■ Records supplied:
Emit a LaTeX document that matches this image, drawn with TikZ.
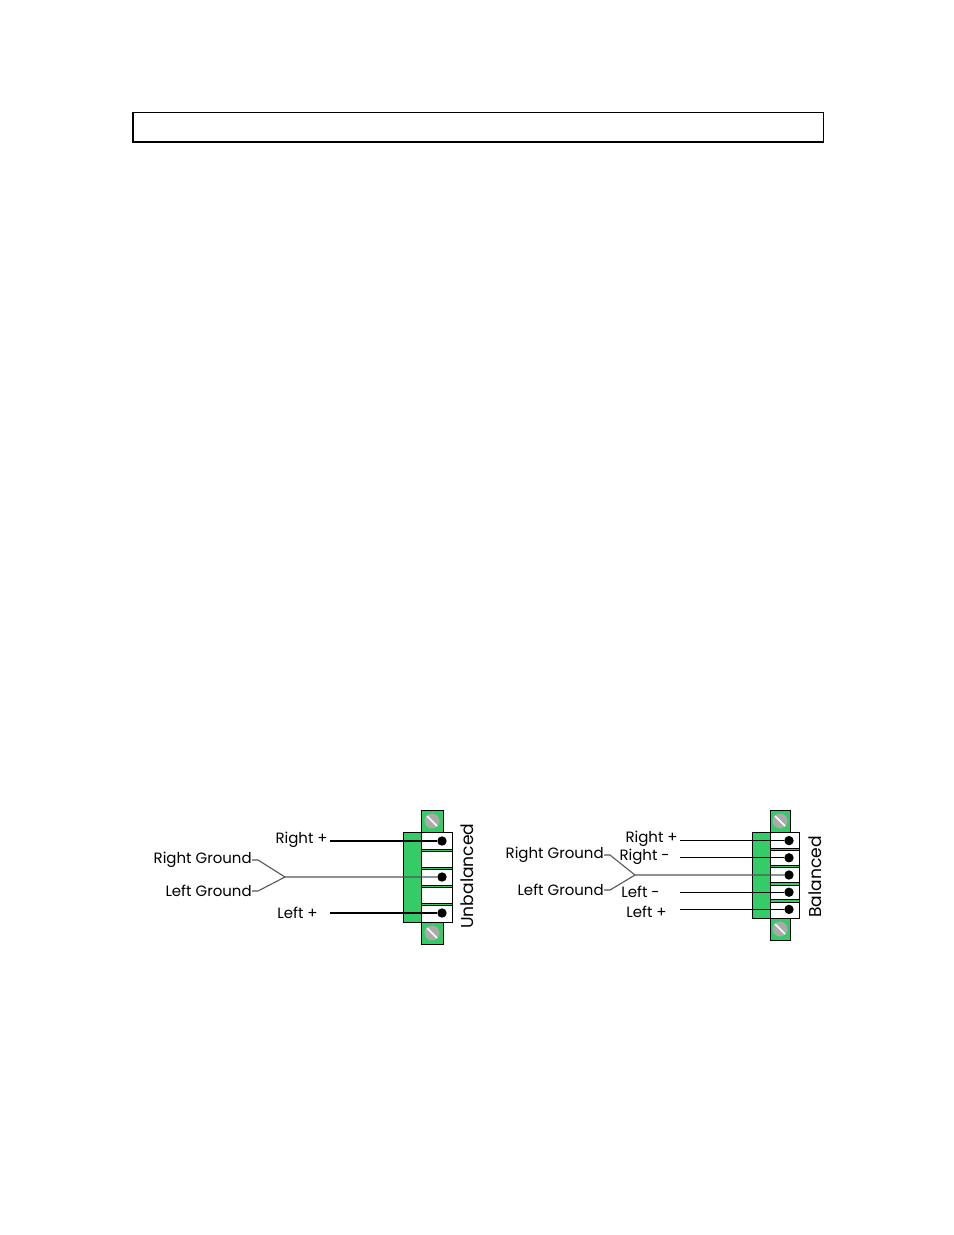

--

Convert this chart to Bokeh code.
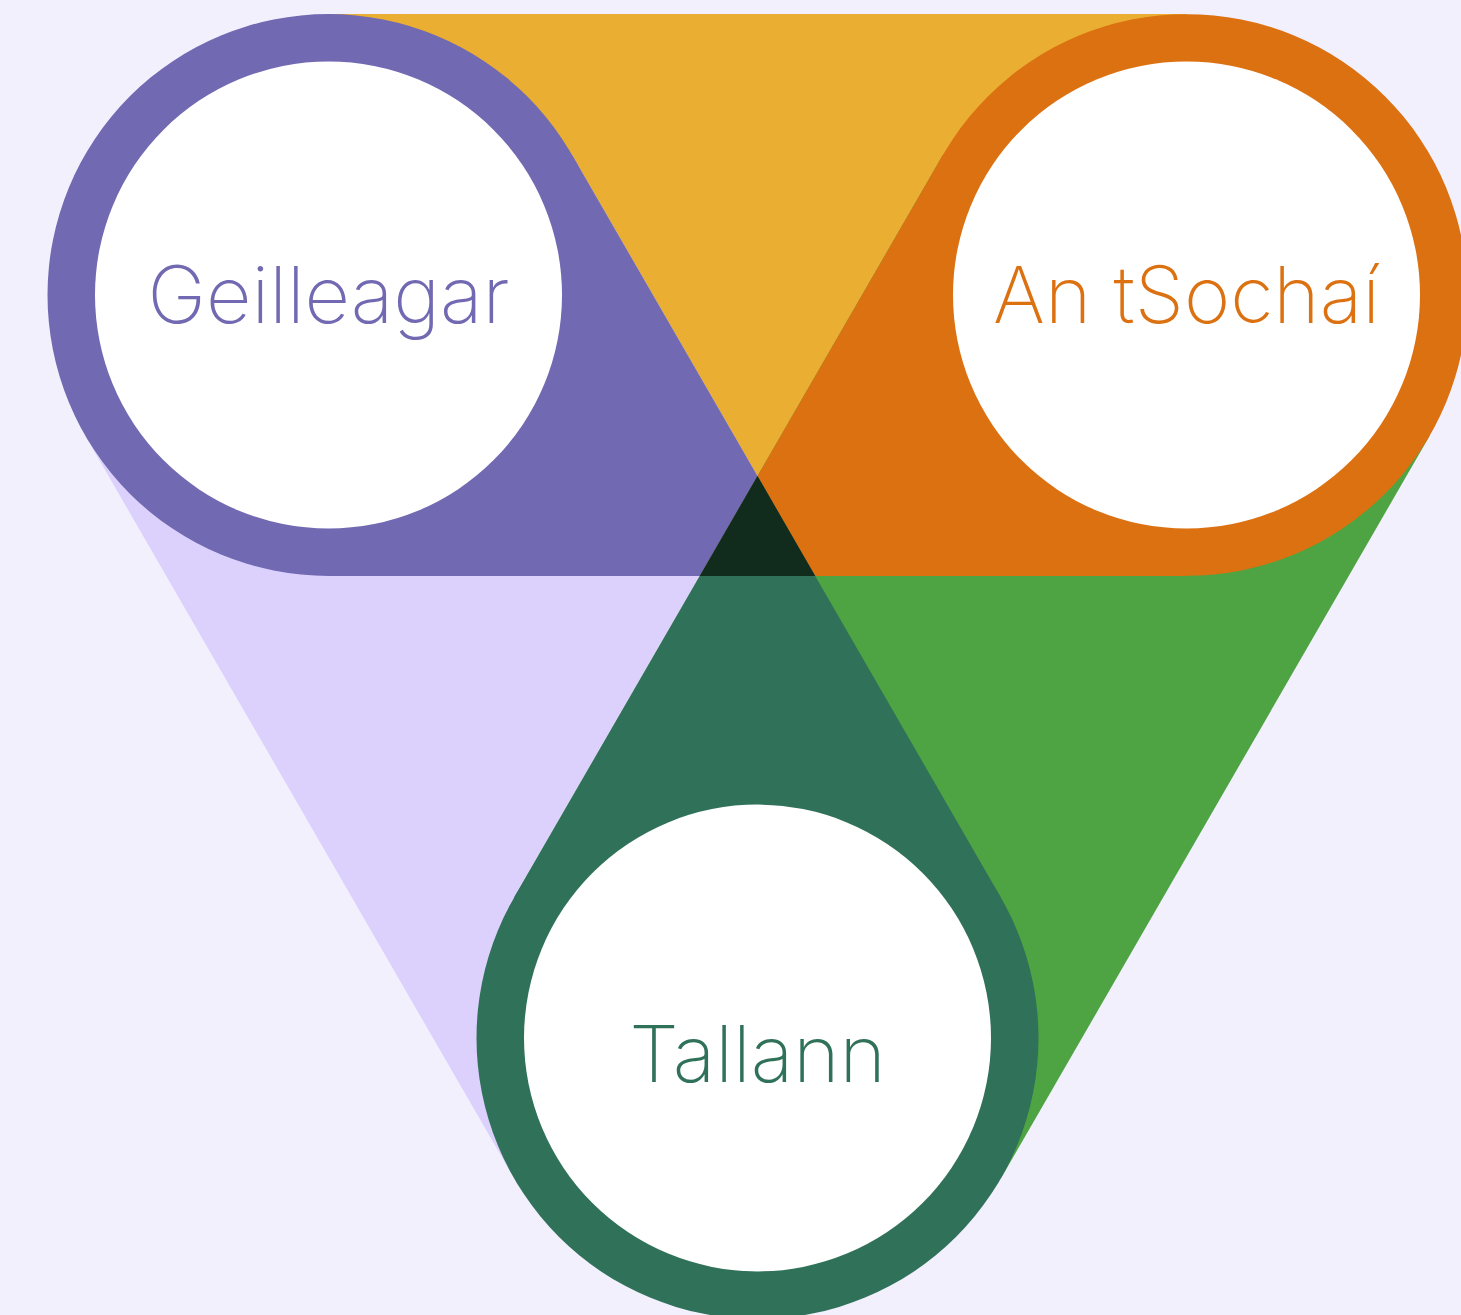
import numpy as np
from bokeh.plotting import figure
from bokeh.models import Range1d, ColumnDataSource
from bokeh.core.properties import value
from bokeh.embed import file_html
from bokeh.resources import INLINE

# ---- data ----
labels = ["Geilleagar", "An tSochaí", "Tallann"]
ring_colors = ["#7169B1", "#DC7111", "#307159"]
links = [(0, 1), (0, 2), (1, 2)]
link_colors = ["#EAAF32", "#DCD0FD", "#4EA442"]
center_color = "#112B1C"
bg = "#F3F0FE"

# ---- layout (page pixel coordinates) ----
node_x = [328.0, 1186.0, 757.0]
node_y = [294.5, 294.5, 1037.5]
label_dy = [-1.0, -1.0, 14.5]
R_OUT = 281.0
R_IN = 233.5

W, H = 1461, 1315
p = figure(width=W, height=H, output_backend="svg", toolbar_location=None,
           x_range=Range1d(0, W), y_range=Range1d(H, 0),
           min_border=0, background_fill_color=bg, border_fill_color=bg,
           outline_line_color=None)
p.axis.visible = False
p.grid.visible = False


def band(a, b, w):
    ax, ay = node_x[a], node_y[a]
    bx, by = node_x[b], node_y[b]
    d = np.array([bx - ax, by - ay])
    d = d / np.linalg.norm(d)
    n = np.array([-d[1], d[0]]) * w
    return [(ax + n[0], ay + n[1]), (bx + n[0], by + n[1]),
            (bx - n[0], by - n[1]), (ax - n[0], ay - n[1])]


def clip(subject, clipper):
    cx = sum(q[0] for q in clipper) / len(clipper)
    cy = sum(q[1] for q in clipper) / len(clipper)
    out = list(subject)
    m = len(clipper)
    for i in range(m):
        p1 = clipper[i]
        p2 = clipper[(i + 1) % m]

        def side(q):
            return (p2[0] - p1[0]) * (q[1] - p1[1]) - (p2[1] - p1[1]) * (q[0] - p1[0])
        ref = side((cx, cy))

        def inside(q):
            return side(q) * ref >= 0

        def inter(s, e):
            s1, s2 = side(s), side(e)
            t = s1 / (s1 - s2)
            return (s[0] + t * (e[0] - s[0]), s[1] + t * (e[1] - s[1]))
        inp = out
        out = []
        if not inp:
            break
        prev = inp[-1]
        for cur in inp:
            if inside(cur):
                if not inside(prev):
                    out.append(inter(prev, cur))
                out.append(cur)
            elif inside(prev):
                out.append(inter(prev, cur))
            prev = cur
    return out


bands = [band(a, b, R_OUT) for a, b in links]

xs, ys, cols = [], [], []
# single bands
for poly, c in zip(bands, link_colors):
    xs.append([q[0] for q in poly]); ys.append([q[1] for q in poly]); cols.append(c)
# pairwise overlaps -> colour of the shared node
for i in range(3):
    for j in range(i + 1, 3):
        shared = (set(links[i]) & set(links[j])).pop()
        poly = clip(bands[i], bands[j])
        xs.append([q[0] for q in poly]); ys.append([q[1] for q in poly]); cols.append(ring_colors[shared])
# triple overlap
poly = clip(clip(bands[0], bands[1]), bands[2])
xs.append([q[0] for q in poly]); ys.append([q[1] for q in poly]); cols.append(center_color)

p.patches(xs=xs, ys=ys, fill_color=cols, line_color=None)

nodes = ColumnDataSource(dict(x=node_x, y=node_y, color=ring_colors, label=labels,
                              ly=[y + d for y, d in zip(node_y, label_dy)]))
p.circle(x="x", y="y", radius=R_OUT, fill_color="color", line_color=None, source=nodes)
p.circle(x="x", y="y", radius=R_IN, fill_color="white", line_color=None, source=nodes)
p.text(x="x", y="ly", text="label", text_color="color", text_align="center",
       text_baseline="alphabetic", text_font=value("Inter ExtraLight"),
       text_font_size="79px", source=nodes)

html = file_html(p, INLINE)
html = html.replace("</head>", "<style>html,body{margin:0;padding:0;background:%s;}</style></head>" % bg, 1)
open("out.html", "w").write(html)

■ Exercise details:
Set down nothing but the lines from the one holding "Convert this chart to Bokeh code." through the one holding "from bokeh.resources import INLINE", both included, exactly as they appear; any picture is left out.

■ Result for this exercise:
Convert this chart to Bokeh code.
import numpy as np
from bokeh.plotting import figure
from bokeh.models import Range1d, ColumnDataSource
from bokeh.core.properties import value
from bokeh.embed import file_html
from bokeh.resources import INLINE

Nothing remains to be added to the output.